Building Dream Meaning and Interpretation

By:
Alexander Tokarev, PhD
|
Reviewed by:
Yelnur Shildibekov, PhD
Updated on: January 5, 2026
Psyculator copyright

Dreams about a building often show up when the dreamer is thinking about stability, identity, and what holds life together. A building can act like an inner map: beliefs, boundaries, responsibilities, and the emotional architecture that supports daily choices.

Building dream meaning commonly appears during transitions, when roles change or the dreamer senses cracks forming in something that once felt secure.

What does it mean when you dream of a building?

To dream of a building usually reflects how safe, grounded, and defined the dreamer feels right now. The building’s condition often mirrors inner stability: a solid structure can suggest resilience and clear boundaries, while damage can point to stress, uncertainty, or a foundation that needs attention. These dreams may also highlight life direction and whether the dreamer is building a future that fits who they are becoming.

Overall Symbolism and What It Represents

Identity, self-image, and personal structure

A building can symbolize identity: the values and habits that shape how the dreamer shows up in the world. Floors may reflect different layers of self—public confidence, private feelings, and deeper motivations, and a sudden floor break in a dream can hint at a fear that something “underneath” is no longer reliable.

Rooms can represent roles and emotional compartments, including parts of life that feel developed versus ignored. A familiar building may point to well-worn patterns, while an unfamiliar one can suggest a new identity forming.

This symbol often appears when the dreamer is renegotiating responsibility or deciding what truly matters. The building becomes a snapshot of self-definition: what feels stable, what feels unfinished, and what needs repair to support healthier growth.

Safety, boundaries, and emotional containment

Buildings protect what is inside, so they often reflect boundaries and emotional containment. Strong doors and stable walls can suggest a sense of privacy. Broken locks, missing walls, or unwanted visitors can symbolize feeling intruded upon or pressured to accommodate others.
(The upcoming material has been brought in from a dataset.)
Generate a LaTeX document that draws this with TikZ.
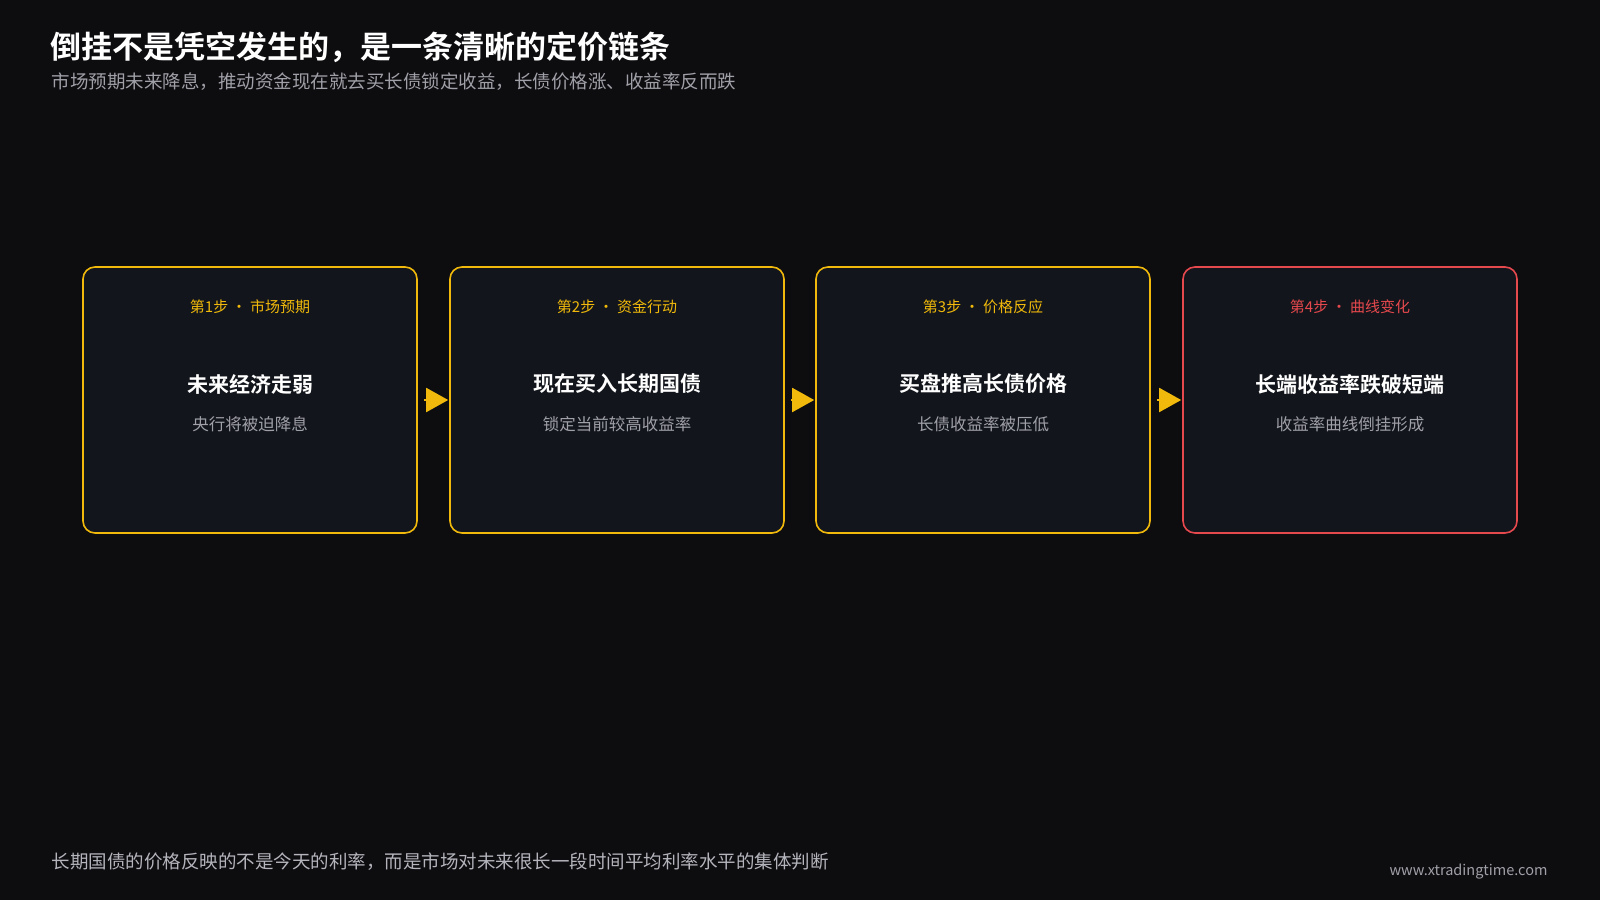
\documentclass[tikz,border=0pt]{standalone}
\usepackage{fontspec}
\setmainfont{Noto Sans CJK SC}
\newfontfamily\cjkbold{Noto Sans CJK SC Bold}
\usetikzlibrary{positioning,arrows.meta}
\definecolor{bgdark}{HTML}{0D0D10}
\definecolor{cardbg}{HTML}{12151B}
\definecolor{stepgold}{HTML}{F0B90B}
\definecolor{stepred}{HTML}{E5484D}
\definecolor{subgray}{HTML}{A0A0A8}
\definecolor{footgray}{HTML}{B4B4BC}
\newcommand{\fs}[1]{\fontsize{#1}{#1}\selectfont}
\begin{document}
\begin{tikzpicture}[x=1pt,y=-1pt,
    card/.style={rectangle, draw=stepgold, line width=1.6pt, fill=cardbg, rounded corners=12pt, minimum width=334pt, minimum height=266pt},
    redcard/.style={card, draw=stepred},
    steplbl/.style={text=stepgold, font=\fs{15}},
    headlbl/.style={text=white, font=\cjkbold\fs{21}},
    sublbl/.style={text=subgray, font=\fs{16.5}},
    flow/.style={-{Triangle[length=22pt,width=24pt]}, stepgold, line width=2pt, shorten >=1pt, shorten <=6pt}
]
\fill[bgdark] (0,0) rectangle (1600,900);
\useasboundingbox (0,0) rectangle (1600,900);

% header
\node[anchor=west, text=white, font=\cjkbold\fs{31}] (title) at (47,47) {倒挂不是凭空发生的，是一条清晰的定价链条};
\node[anchor=west, text=subgray, font=\fs{18.5}] (subtitle) at (48,82) {市场预期未来降息，推动资金现在就去买长债锁定收益，长债价格涨、收益率反而跌};

% cards
\node[card] (s1) at (250,400) {};
\node[card] (s2) at (617,400) {};
\node[card] (s3) at (983,400) {};
\node[redcard] (s4) at (1350,400) {};

\foreach \n/\a/\b/\c in {s1/第1步 · 市场预期/未来经济走弱/央行将被迫降息,
                          s2/第2步 · 资金行动/现在买入长期国债/锁定当前较高收益率,
                          s3/第3步 · 价格反应/买盘推高长债价格/长债收益率被压低} {
  \node[steplbl] (\n-step) at ([yshift=93pt]\n.center) {\a};
  \node[headlbl] (\n-head) at ([yshift=16pt]\n.center) {\b};
  \node[sublbl] (\n-sub) at ([yshift=-24pt]\n.center) {\c};
}
\node[steplbl, text=stepred] (s4-step) at ([yshift=93pt]s4.center) {第4步 · 曲线变化};
\node[headlbl] (s4-head) at ([yshift=16pt]s4.center) {长端收益率跌破短端};
\node[sublbl] (s4-sub) at ([yshift=-24pt]s4.center) {收益率曲线倒挂形成};

% arrows
\draw[flow] (s1.east) -- (s2.west);
\draw[flow] (s2.east) -- (s3.west);
\draw[flow] (s3.east) -- (s4.west);

% footer
\node[anchor=west, text=footgray, font=\fs{18.5}] (note) at (48,862) {长期国债的价格反映的不是今天的利率，而是市场对未来很长一段时间平均利率水平的集体判断};
\node[anchor=east, text=subgray, font=\fs{14.5}] (url) at (1551,872) {www.xtradingtime.com};
\end{tikzpicture}
\end{document}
Small environmental details matter too: dreaming about a leaking ceiling can reflect emotional pressure seeping in from above—obligations, expectations, or worries that are hard to “shut off.” Hidden rooms may represent emotions kept out of sight—anger, grief, fear, or unmet needs that feel risky to express.

When the dream focuses on securing the building, it may be highlighting a need to protect energy, simplify demands, and choose environments where vulnerability is respected.

Pressure, responsibility, and the need to rebuild

Construction, renovation, or structural strain often points to change. The dream may reflect the pressure of maintaining multiple roles, or the awareness that an old way of coping no longer works.

A dream scenario, such as buying a house that needs repair can symbolize committing to a new phase while knowing it will require patience, resources, and emotional rebuilding.

Even unsettling building imagery can be growth-related: some structures must be reworked to become sustainable. The dream can invite the dreamer to strengthen foundations through realism, clearer boundaries, and steady effort rather than perfectionism.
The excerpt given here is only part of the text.